Last year the Equality and Human Rights Commission (EHRC) published ‘Close to Home: An inquiry into older people and human rights in home care’.
It should have been a wakeup call published in the wake of the collapse of care homes for the elderly, most notoriously Southern Cross.
The EHRC seeks to put human rights at the centre of adult care with a strong emphasis on enabling older people to live independently whenever possible within their own home.
It is a thorough piece of work with insight from service users and providers, exposing the human cost of aggressive commissioning that puts price before quality.
Many of the workers interviewed said how much they valued the fact that their work helped people retain their independence in their own homes. They want to provide high quality, respectful care.
Yet numerous factors frustrate this ambition. Not least is the practice known as ’time and task’, which requires carers to undertake a list of tasks within minuted slots. The impact on clients is devastating and removes their ability to decide what care they want and need.
On average carers are paid £7.81 an hour , but about a third are paid £6.86 or less.
Increasingly aggressive commissioning by local authorities reduces still further access to training. The result is a high turnover of staff and ironically the use of more expensive agency workers who do not usually have the opportunity to provide continuity of care.
No wonder then that the EHRC reported some service users feel dehumanised, humiliated and wanted to die.
Faced with 28% front-loaded cuts to government funding, many local authorities have tightened their eligibility for care making it even more restrictive. Now most only provide publicly funded care for those deemed to have critical or substantial needs.
Last week the Joseph Rowntree Foundation published their research into disabled people’s views of the future for adult social care. Overwhelmingly those surveyed expressed a concern that their voices are not being heard. The impact of spending cuts and the level of funding are key among their concerns.
Many users recommended that the social care workforce should have access to better training, support and supervision; better terms, conditions and career progression; more support for the role of personal assistants; effective user involvement and social work based on a social model of disability.
The reality is a race to the bottom pushing down pay, pensions and quality. Research into social care shows greater satisfaction levels where services are provided by local authority employed workers.
Marketisation, privatisation and contestability combined have resulted in 84 per cent of publicly funded homecare being contracted from the private or not-for-profit sectors.

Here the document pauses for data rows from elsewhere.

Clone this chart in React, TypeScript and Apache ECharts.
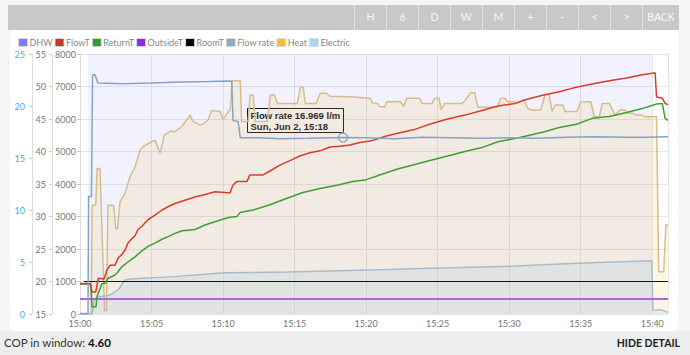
import React, { useEffect, useRef } from "react";
import * as echarts from "echarts";

// ---- data (minutes after 15:00, value) ----
const X_MAX = 41.1;
const TIME_PREFIX = "15:";

const dhw: [number, number][] = [[0, 0], [0.56, 0], [0.56, 1], [39.97, 1], [39.97, 0], [41.1, 0]];

const heat: [number, number][] = [
  [0, 0], [0.78, 0], [0.85, 3350], [1.1, 3350], [1.2, 4480], [1.4, 4480], [1.72, 100], [1.85, 100],
  [1.95, 3350], [2.35, 3350], [2.5, 2620], [2.62, 2620], [2.8, 3450], [3.15, 3720], [3.5, 4230],
  [3.85, 4530], [4.2, 5050], [4.4, 5150], [5.0, 5300], [5.25, 5350], [5.6, 4940], [5.9, 5510],
  [6.4, 5640], [6.6, 5600], [7.1, 5760], [7.45, 5970], [7.7, 6120], [7.9, 5920], [8.4, 5820],
  [8.6, 5850], [8.95, 5970], [9.2, 6260], [9.8, 6230], [10.0, 5990], [10.5, 6300], [10.65, 7180],
  [11.2, 7180], [11.3, 5920], [11.75, 5920], [11.9, 6740], [12.1, 6740], [12.25, 5920], [13.1, 5920],
  [13.3, 6740], [13.6, 6740], [13.8, 6480], [15.2, 6480], [15.4, 6970], [15.6, 6970], [15.75, 6480],
  [16.5, 6480], [16.8, 6790], [17.2, 6790], [17.5, 6700], [19.1, 6680], [20.3, 6640], [20.45, 6490],
  [20.8, 6480], [20.95, 6380], [21.3, 6380], [21.45, 6530], [22.4, 6540], [22.6, 6380], [22.85, 6640],
  [23.75, 6640], [23.9, 6480], [24.6, 6480], [24.8, 6640], [25.1, 6640], [25.25, 6280], [25.5, 6480],
  [26.7, 6480], [26.9, 6560], [27.3, 6810], [27.6, 6810], [27.8, 6360], [29.2, 6360], [29.4, 6640],
  [29.7, 6640], [29.9, 6530], [30.4, 6530], [30.6, 6480], [31.0, 6600], [31.3, 6330], [31.5, 6280],
  [32.2, 6280], [32.5, 6740], [32.8, 6740], [33.0, 6230], [33.2, 6430], [33.75, 6430], [33.9, 6230],
  [34.75, 6230], [35.0, 6530], [35.7, 6530], [35.95, 6070], [36.3, 6070], [36.5, 6480], [37.0, 6480],
  [37.4, 6120], [37.75, 6280], [38.1, 6280], [38.3, 6180], [38.6, 6180], [38.9, 6120], [39.3, 6120],
  [39.45, 6070], [40.3, 6070], [40.45, 1300], [40.8, 1300], [40.95, 2740], [41.1, 2740],
];

const electric: [number, number][] = [
  [0, 0], [0.85, 0], [1.0, 450], [1.25, 530], [2.0, 570], [2.25, 620], [2.66, 740], [3.14, 1046],
  [3.5, 1080], [4.33, 1100], [6.64, 1150], [8.94, 1230], [10.13, 1270], [14.5, 1290], [20.27, 1354],
  [24.6, 1405], [30.4, 1477], [34.7, 1560], [39.97, 1640], [40.04, 120], [40.7, 120], [41.1, 50],
];

const flowT: [number, number][] = [
  [0, 19.7], [0.7, 19.7], [0.84, 18.4], [1.1, 18.4], [1.28, 20.5], [1.68, 20.4], [1.89, 21.8],
  [2.1, 22.5], [2.45, 22.5], [2.66, 23.6], [2.94, 24.2], [3.14, 24.8], [3.35, 25.9], [3.63, 26.6],
  [3.84, 27.0], [4.05, 28.0], [4.33, 28.5], [4.75, 29.5], [5.24, 30.2], [5.73, 31.0], [6.15, 31.5],
  [6.64, 32.0], [7.34, 32.5], [8.04, 33.0], [8.74, 33.4], [9.43, 33.8], [10.13, 33.7], [10.48, 33.6],
  [10.69, 34.8], [10.97, 35.4], [11.67, 35.4], [11.88, 36.4], [12.79, 36.4], [13.28, 37.0],
  [13.98, 37.9], [14.67, 38.6], [15.37, 39.3], [16.07, 39.8], [16.77, 40.1], [17.47, 40.7],
  [18.17, 40.8], [18.87, 41.0], [19.57, 41.4], [20.27, 41.6], [20.6, 41.8], [21.3, 42.3], [22.2, 42.8],
  [23.4, 43.4], [24.6, 44.3], [25.7, 45.0], [26.9, 45.6], [28.1, 46.3], [29.2, 47.0], [30.4, 47.4],
  [31.2, 48.0], [32.4, 48.7], [33.5, 49.2], [34.7, 49.9], [35.8, 50.4], [37.0, 50.9], [38.2, 51.3],
  [39.3, 51.8], [39.9, 52.0], [40.2, 52.1], [40.3, 48.4], [40.7, 48.2], [40.9, 47.4], [41.1, 47.2],
];

const returnT: [number, number][] = [
  [0, 19.6], [0.75, 19.6], [0.84, 16.1], [1.12, 16.1], [1.19, 17.7], [1.54, 19.7], [1.75, 19.7],
  [1.96, 20.5], [2.45, 21.0], [2.66, 21.5], [2.94, 22.3], [3.35, 23.0], [3.84, 23.8], [4.33, 24.7],
  [4.75, 25.4], [5.24, 25.9], [5.73, 26.5], [6.15, 26.9], [6.64, 27.4], [7.13, 27.8], [8.04, 28.0],
  [8.74, 28.7], [9.43, 29.2], [10.13, 29.7], [10.48, 29.9], [10.97, 30.0], [11.18, 30.6], [12.09, 31.0],
  [13.28, 31.8], [14.47, 32.8], [15.58, 33.7], [16.77, 34.3], [17.96, 34.8], [19.08, 35.4],
  [19.92, 35.6], [21.1, 36.5], [22.2, 37.3], [23.4, 38.0], [24.6, 38.7], [25.7, 39.3], [26.9, 40.0],
  [28.1, 40.6], [29.2, 41.5], [30.4, 42.0], [31.2, 42.4], [32.4, 43.0], [33.5, 43.7], [34.7, 44.2],
  [35.8, 45.1], [37.0, 45.4], [38.2, 46.0], [39.3, 46.6], [40.3, 47.3], [40.7, 47.4], [40.9, 45.1],
  [41.1, 44.8],
];

const flowRate: [number, number][] = [
  [0, 0.05], [0.56, 0.05], [0.6, 11.3], [0.8, 11.3], [0.88, 23.0], [1.05, 23.0], [1.25, 22.2],
  [3, 22.15], [5, 22.2], [7, 22.3], [9, 22.35], [10.6, 22.4], [10.7, 18.6], [11.05, 18.5],
  [11.2, 16.95], [12.5, 16.95], [14, 16.85], [16, 16.9], [18.38, 16.969], [20, 16.95], [22, 16.85],
  [24, 17.0], [26, 16.95], [28, 16.9], [30, 16.95], [32, 16.9], [34, 17.0], [36, 17.05], [38, 17.0],
  [39.5, 17.0], [41.1, 17.05],
];

const roomT: [number, number][] = [[0.28, 20.0], [41.1, 20.0]];
const outsideT: [number, number][] = [[0, 17.3], [41.1, 17.3]];

const legendNames = ["DHW", "FlowT", "ReturnT", "OutsideT", "RoomT", "Flow rate", "Heat", "Electric"];
const legendColors = ["#7b7bff", "#cc3333", "#2e9e2e", "#8e2be8", "#000000", "#8fa9c4", "#f1c232", "#a5d8f3"];

const powerAxis = { min: 0, max: 8000, interval: 1000 };
const tempAxis = { min: 15, max: 55, interval: 5 };
const flowAxis = { min: 0, max: 25, interval: 5 };

const hover = { t: 18.38, value: 16.969, line1: "Flow rate 16.969 l/m", line2: "Sun, Jun 2, 15:18" };
const buttons = ["H", "6", "D", "W", "M", "+", "-", "<", ">", "BACK"];
const copValue = "4.60";

const FONT = 'Lato, "Open Sans", sans-serif';

export default function App() {
  const ref = useRef<HTMLDivElement>(null);

  useEffect(() => {
    document.body.style.margin = "0";
    if (!ref.current) return;
    const chart = echarts.init(ref.current, undefined, { renderer: "svg" });

    const axisCommon = (offset: number, color: string, margin: number) => ({
      type: "value" as const,
      position: "left" as const,
      offset,
      axisLine: { show: true, lineStyle: { color: "#dddddd", width: 1 } },
      axisTick: { show: true, length: 3, lineStyle: { color: "#cccccc" } },
      axisLabel: { color, fontSize: 9, fontFamily: FONT, margin, formatter: (v: number) => String(v) },
      splitLine: { show: false },
    });

    const lineSeries = (name: string, data: [number, number][], color: string, yAxisIndex: number, width = 1.5) => ({
      name,
      type: "line" as const,
      data,
      yAxisIndex,
      symbol: "none",
      color,
      lineStyle: { color, width },
      itemStyle: { color },
      z: 5,
    });

    chart.setOption({
      animation: false,
      backgroundColor: "transparent",
      textStyle: { fontFamily: FONT },
      legend: {
        left: 18,
        top: 38,
        padding: 0,
        itemWidth: 9,
        itemHeight: 8,
        itemGap: 2,
        icon: "rect",
        textStyle: { color: "#888888", fontSize: 9, fontFamily: FONT, padding: [0, 0, 0, -3] },
        selectedMode: false,
        data: legendNames.map((n, i) => ({
          name: n,
          itemStyle: { color: legendColors[i], borderColor: "#d8d8d8", borderWidth: 1 },
        })),
      },
      grid: { left: 80, right: 22, top: 54, bottom: 41 },
      xAxis: {
        type: "value",
        min: 0,
        max: X_MAX,
        interval: 5,
        axisLine: { show: false },
        axisTick: { show: false },
        splitLine: { show: true, lineStyle: { color: "#e6e6e6" } },
        axisLabel: {
          color: "#777777",
          fontSize: 9,
          fontFamily: FONT,
          margin: 5,
          formatter: (v: number) => {
            if (Math.abs(v % 5) > 1e-6) return "";
            return TIME_PREFIX + String(Math.round(v)).padStart(2, "0");
          },
        },
      },
      yAxis: [
        { ...axisCommon(0, "#777777", 4), ...powerAxis, splitLine: { show: true, lineStyle: { color: "#e6e6e6" } } },
        { ...axisCommon(28, "#777777", 6), ...tempAxis },
        { ...axisCommon(48, "#4aa8e8", 7), ...flowAxis },
        { type: "value", min: 0, max: 1, show: false },
      ],
      series: [
        {
          name: "DHW",
          type: "line",
          data: dhw,
          yAxisIndex: 3,
          symbol: "none",
          color: legendColors[0],
          lineStyle: { width: 0, opacity: 0 },
          areaStyle: { color: "rgba(128,128,255,0.15)" },
          z: 1,
        },
        {
          name: "Heat",
          type: "line",
          data: heat,
          yAxisIndex: 0,
          symbol: "none",
          color: legendColors[6],
          lineStyle: { color: "#d6bd8c", width: 1.5 },
          areaStyle: { color: "rgba(245,195,70,0.22)" },
          z: 2,
        },
        {
          name: "Electric",
          type: "line",
          data: electric,
          yAxisIndex: 0,
          symbol: "none",
          color: legendColors[7],
          lineStyle: { color: "#a9bccb", width: 1.5 },
          areaStyle: { color: "rgba(140,190,220,0.25)" },
          z: 3,
        },
        lineSeries("OutsideT", outsideT, "#a866d8", 1, 2),
        lineSeries("RoomT", roomT, "#111111", 1, 1),
        lineSeries("ReturnT", returnT, "#3f9f2f", 1),
        lineSeries("FlowT", flowT, "#dd3b2a", 1),
        {
          ...lineSeries("Flow rate", flowRate, "#86a3c3", 2),
          markPoint: {
            symbol: "circle",
            symbolSize: 9,
            label: { show: false },
            itemStyle: { color: "rgba(255,255,255,0.2)", borderColor: "#8fa9c4", borderWidth: 1.5 },
            data: [{ coord: [hover.t, hover.value] }],
          },
        },
      ],
    });

    const p = chart.convertToPixel({ xAxisIndex: 0, yAxisIndex: 2 }, [hover.t, hover.value]) as number[];
    const bx = Math.round(p[0]) - 96 + 0.5;
    const by = Math.round(p[1]) - 30 + 0.5;
    const tipFont = '"Liberation Sans", Arial, sans-serif';
    chart.setOption({
      graphic: [
        {
          type: "group",
          z: 100,
          children: [
            { type: "rect", shape: { x: bx, y: by, width: 96, height: 24 }, style: { fill: "#ffffff", stroke: "#000000", lineWidth: 1 } },
            {
              type: "text",
              x: bx + 3,
              y: by + 7,
              style: { text: hover.line1, fill: "#000", fontSize: 9.5, fontWeight: "bold", fontFamily: tipFont, verticalAlign: "middle" },
            },
            {
              type: "text",
              x: bx + 3,
              y: by + 18,
              style: { text: hover.line2, fill: "#000", fontSize: 9.5, fontWeight: "bold", fontFamily: tipFont, verticalAlign: "middle" },
            },
          ],
        },
      ],
    });

    return () => chart.dispose();
  }, []);

  return (
    <div style={{ position: "fixed", left: 0, top: 0, width: 690, height: 355, background: "#f5f5f5", overflow: "hidden", fontFamily: FONT }}>
      <div style={{ position: "absolute", left: 8, top: 5, width: 671, height: 25, background: "#c8c8c8" }} />
      <div style={{ position: "absolute", right: 11, top: 5, height: 25, display: "flex" }}>
        {buttons.map((b) => (
          <div
            key={b}
            style={{
              width: b === "BACK" ? 36 : 31,
              height: 25,
              borderLeft: "1px solid #e2e2e2",
              color: "#f6f6f6",
              fontSize: 10.5,
              lineHeight: "25px",
              textAlign: "center",
            }}
          >
            {b}
          </div>
        ))}
      </div>
      <div style={{ position: "absolute", left: 10, top: 30, width: 668, height: 301, background: "#ffffff" }} />
      <div style={{ position: "absolute", left: 0, top: 331, width: 690, height: 24, background: "#eeeeee" }}>
        <span style={{ position: "absolute", left: 4, top: 0, lineHeight: "24px", fontSize: 11.5, color: "#333" }}>
          COP in window: <b style={{ color: "#111", fontWeight: 700 }}>{copValue}</b>
        </span>
        <span style={{ position: "absolute", right: 10, top: 0, lineHeight: "24px", fontSize: 10.5, fontWeight: 700, color: "#222" }}>
          HIDE DETAIL
        </span>
      </div>
      <div ref={ref} style={{ position: "absolute", left: 0, top: 0, width: 690, height: 355 }} />
    </div>
  );
}
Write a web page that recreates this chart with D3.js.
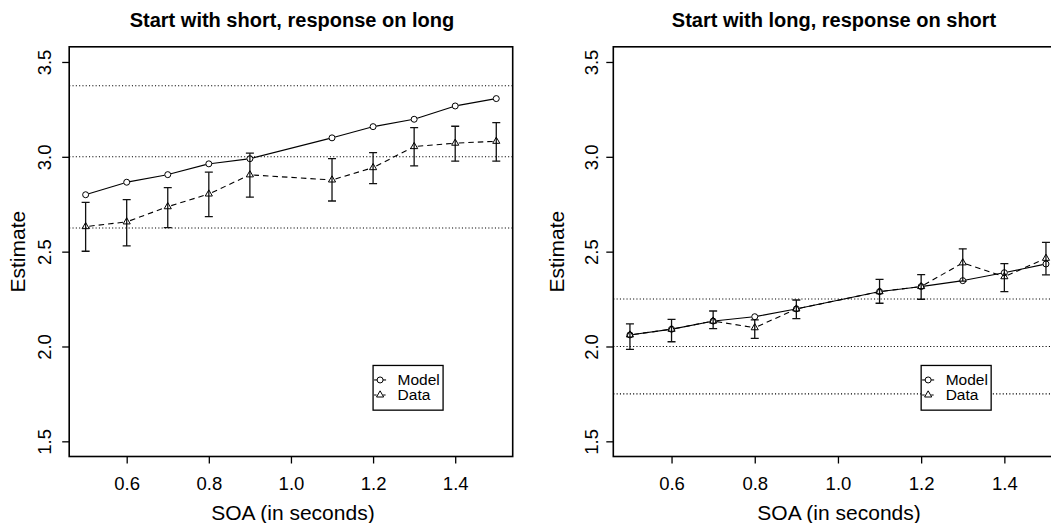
<!DOCTYPE html>
<html>
<head>
<meta charset="utf-8">
<script src="https://cdn.jsdelivr.net/npm/d3@7"></script>
<style>
  html, body { margin: 0; padding: 0; background: #fff; }
  svg { display: block; }
  text { font-family: "Liberation Sans", Arial, Helvetica, sans-serif; fill: #000; }
</style>
</head>
<body>
<svg id="chart" width="1051" height="523"></svg>
<script>
// ---------- data ----------
const soa = [0.5, 0.6, 0.7, 0.8, 0.9, 1.1, 1.2, 1.3, 1.4, 1.5];
const xTicks = [0.6, 0.8, 1.0, 1.2, 1.4];
const yTicks = [1.5, 2.0, 2.5, 3.0, 3.5];

// Panel 1: start with short, response on long
const modelShortLong = [2.800, 2.866, 2.906, 2.963, 2.990, 3.100, 3.159, 3.198, 3.268, 3.307];
const dataShortLong  = [2.632, 2.657, 2.737, 2.804, 2.905, 2.878, 2.943, 3.054, 3.072, 3.082];
const upperShortLong = [2.760, 2.774, 2.838, 2.919, 3.019, 2.990, 3.022, 3.154, 3.161, 3.180];
const lowerShortLong = [2.502, 2.530, 2.627, 2.685, 2.787, 2.767, 2.859, 2.952, 2.977, 2.977];
const refShortLong   = [2.625, 3.0, 3.375];

// Panel 2: start with long, response on short
const modelLongShort = [2.061, 2.091, 2.134, 2.157, 2.198, 2.289, 2.316, 2.347, 2.389, 2.435];
const dataLongShort  = [2.061, 2.091, 2.134, 2.099, 2.198, 2.289, 2.316, 2.441, 2.368, 2.465];
const upperLongShort = [2.119, 2.143, 2.187, 2.140, 2.245, 2.354, 2.379, 2.515, 2.437, 2.549];
const lowerLongShort = [1.985, 2.025, 2.094, 2.043, 2.147, 2.228, 2.249, 2.345, 2.289, 2.378];
const refLongShort   = [1.75, 2.0, 2.25];

const titles = ["Start with short, response on long", "Start with long, response on short"];
const legendLabels = ["Model", "Data"];
const xLabel = "SOA (in seconds)";
const yLabel = "Estimate";

// ---------- layout ----------
const FONT = '"Liberation Sans", Arial, Helvetica, sans-serif';
const svg = d3.select("#chart");
const plotTop = 46.8, plotBottom = 456.5;
const panels = [
  { x0: 69.2, x1: 512.7, model: modelShortLong, data: dataShortLong, up: upperShortLong, lo: lowerShortLong, refs: refShortLong, title: titles[0], tickOff: 18.5, labOff: 43.8, xLabShift: 2, titleShift: 1 },
  { x0: 613.3, x1: 1062.6, model: modelLongShort, data: dataLongShort, up: upperLongShort, lo: lowerLongShort, refs: refLongShort, title: titles[1], tickOff: 15.5, labOff: 49.8, xLabShift: 4, titleShift: -1 }
];

const defs = svg.append("defs");

panels.forEach((p, i) => {
  const x = d3.scaleLinear().domain([0.46, 1.54]).range([p.x0, p.x1]);
  const y = d3.scaleLinear().domain([1.42, 3.58]).range([plotBottom, plotTop]);
  const g = svg.append("g");

  const clipId = "clip" + i;
  defs.append("clipPath").attr("id", clipId)
    .append("rect").attr("x", p.x0).attr("y", plotTop).attr("width", p.x1 - p.x0).attr("height", plotBottom - plotTop);
  const plot = g.append("g").attr("clip-path", `url(#${clipId})`);

  // reference dotted lines
  plot.selectAll("line.ref").data(p.refs).join("line")
    .attr("x1", p.x0).attr("x2", p.x1)
    .attr("y1", d => y(d)).attr("y2", d => y(d))
    .attr("stroke", "#000").attr("stroke-width", 1.1)
    .attr("stroke-dasharray", "1.1,2.2");

  // lines with gaps around points (type = "b")
  function gappedSegments(vals, gap) {
    const segs = [];
    for (let k = 0; k < vals.length - 1; k++) {
      const ax = x(soa[k]), ay = y(vals[k]), bx = x(soa[k + 1]), by = y(vals[k + 1]);
      const dx = bx - ax, dy = by - ay, L = Math.hypot(dx, dy);
      if (L <= 2 * gap) continue;
      const ux = dx / L, uy = dy / L;
      segs.push([ax + ux * gap, ay + uy * gap, bx - ux * gap, by - uy * gap]);
    }
    return segs;
  }
  plot.selectAll("line.model").data(gappedSegments(p.model, 3.2)).join("line")
    .attr("x1", d => d[0]).attr("y1", d => d[1]).attr("x2", d => d[2]).attr("y2", d => d[3])
    .attr("stroke", "#000").attr("stroke-width", 1.1);
  plot.selectAll("line.data").data(gappedSegments(p.data, 3.6)).join("line")
    .attr("x1", d => d[0]).attr("y1", d => d[1]).attr("x2", d => d[2]).attr("y2", d => d[3])
    .attr("stroke", "#000").attr("stroke-width", 1.1).attr("stroke-dasharray", "5.5,4");

  // error bars
  const eb = plot.selectAll("g.eb").data(soa.map((s, k) => ({ s, up: p.up[k], lo: p.lo[k] }))).join("g");
  eb.append("line").attr("x1", d => x(d.s)).attr("x2", d => x(d.s))
    .attr("y1", d => y(d.up)).attr("y2", d => y(d.lo)).attr("stroke", "#111").attr("stroke-width", 1.3);
  eb.append("line").attr("x1", d => x(d.s) - 4).attr("x2", d => x(d.s) + 4)
    .attr("y1", d => y(d.up)).attr("y2", d => y(d.up)).attr("stroke", "#111").attr("stroke-width", 1.3);
  eb.append("line").attr("x1", d => x(d.s) - 4).attr("x2", d => x(d.s) + 4)
    .attr("y1", d => y(d.lo)).attr("y2", d => y(d.lo)).attr("stroke", "#111").attr("stroke-width", 1.3);

  // markers
  plot.selectAll("circle.m").data(p.model).join("circle")
    .attr("cx", (d, k) => x(soa[k])).attr("cy", d => y(d)).attr("r", 3)
    .attr("fill", "none").attr("stroke", "#000").attr("stroke-width", 1);
  const tri = d3.symbol(d3.symbolTriangle).size(22);
  plot.selectAll("path.t").data(p.data).join("path")
    .attr("d", tri).attr("transform", (d, k) => `translate(${x(soa[k])},${y(d)})`)
    .attr("fill", "none").attr("stroke", "#000").attr("stroke-width", 1);

  // frame
  g.append("rect").attr("x", p.x0).attr("y", plotTop).attr("width", p.x1 - p.x0).attr("height", plotBottom - plotTop)
    .attr("fill", "none").attr("stroke", "#000").attr("stroke-width", 1.6);

  // x axis
  const xa = g.append("g").attr("transform", `translate(0,${plotBottom})`)
    .call(d3.axisBottom(x).tickValues(xTicks).tickSize(7).tickFormat(d3.format(".1f")));
  xa.select(".domain").remove();
  xa.selectAll(".tick line").attr("stroke", "#000").attr("stroke-width", 1.3);
  xa.selectAll(".tick text").attr("y", 33).attr("dy", null)
    .style("font-family", FONT).style("font-size", "18.5px").attr("fill", "#000");

  // y axis
  const ya = g.append("g").attr("transform", `translate(${p.x0},0)`)
    .call(d3.axisLeft(y).tickValues(yTicks).tickSize(7).tickFormat(d3.format(".1f")));
  ya.select(".domain").remove();
  ya.selectAll(".tick line").attr("stroke", "#000").attr("stroke-width", 1.3);
  ya.selectAll(".tick text").attr("x", null).attr("dy", null)
    .attr("text-anchor", "middle")
    .attr("transform", `translate(${-p.tickOff},0) rotate(-90)`)
    .style("font-family", FONT).style("font-size", "18.5px").attr("fill", "#000");

  // title (centred on the nominal plot width)
  const cx = p.x0 + 443.5 / 2;
  g.append("text").attr("x", cx + p.titleShift).attr("y", 27)
    .attr("text-anchor", "middle").style("font-size", "20px").style("font-weight", "bold")
    .text(p.title);

  // axis labels
  g.append("text").attr("x", cx + p.xLabShift).attr("y", 519.5)
    .attr("text-anchor", "middle").style("font-size", "21px").text(xLabel);
  g.append("text").attr("transform", `translate(${p.x0 - p.labOff},${(plotTop + plotBottom) / 2}) rotate(-90)`)
    .attr("text-anchor", "middle").style("font-size", "21px").text(yLabel);

  // legend at (1.2, 1.9)
  const lx = x(1.2), ly = y(1.9);
  const lg = g.append("g");
  lg.append("rect").attr("x", lx).attr("y", ly).attr("width", 70).attr("height", 44.7)
    .attr("fill", "#fff").attr("stroke", "#000").attr("stroke-width", 1.3);
  const rows = [ly + 14.5, ly + 29.5];
  lg.append("line").attr("x1", lx + 1).attr("x2", lx + 13).attr("y1", rows[0]).attr("y2", rows[0])
    .attr("stroke", "#000").attr("stroke-width", 1.1);
  lg.append("line").attr("x1", lx + 1).attr("x2", lx + 13).attr("y1", rows[1]).attr("y2", rows[1])
    .attr("stroke", "#000").attr("stroke-width", 1.1).attr("stroke-dasharray", "2.5,2");
  lg.append("circle").attr("cx", lx + 7).attr("cy", rows[0]).attr("r", 3)
    .attr("fill", "#fff").attr("stroke", "#000").attr("stroke-width", 1);
  lg.append("path").attr("d", tri).attr("transform", `translate(${lx + 7},${rows[1]})`)
    .attr("fill", "#fff").attr("stroke", "#000").attr("stroke-width", 1);
  legendLabels.forEach((t, k) => {
    lg.append("text").attr("x", lx + 24.5).attr("y", rows[k] + 5.5)
      .style("font-size", "15.5px").text(t);
  });
});
</script>
</body>
</html>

With cuts to advice, information and advocacy it remains to be seen whether individual challenges using human rights legislation will be levelled against care that breaches human rights guarantees.
The capacity of the EHRC to step in is severely reduced as it also faces drastic scaling back that may even compromise its status as a human rights watchdog.
The majority of us will at some time in our life need social care. Such scant regard for the welfare of so many is a measure how out of touch the coalition government’s policy gurus are.
Across the UK anti-cuts campaigners are petitioning, rallying and forming alliances with some successes. Many are setting in for a long haul as they know that there is an alternative worth fighting for.







You are absolutely right effective adult social care is based on the needs and preferences of the care user not who can deliver a shoddy service at the lowest possible price. What has and is happening to social care in the UK should serve as warning signals to the rest of the NHS now that the Con/Dem's have pushed through the Landsley bill. Unite are leading the fight against the cuts and must not falter in exposing the hypocrisy and bluster of Cameron.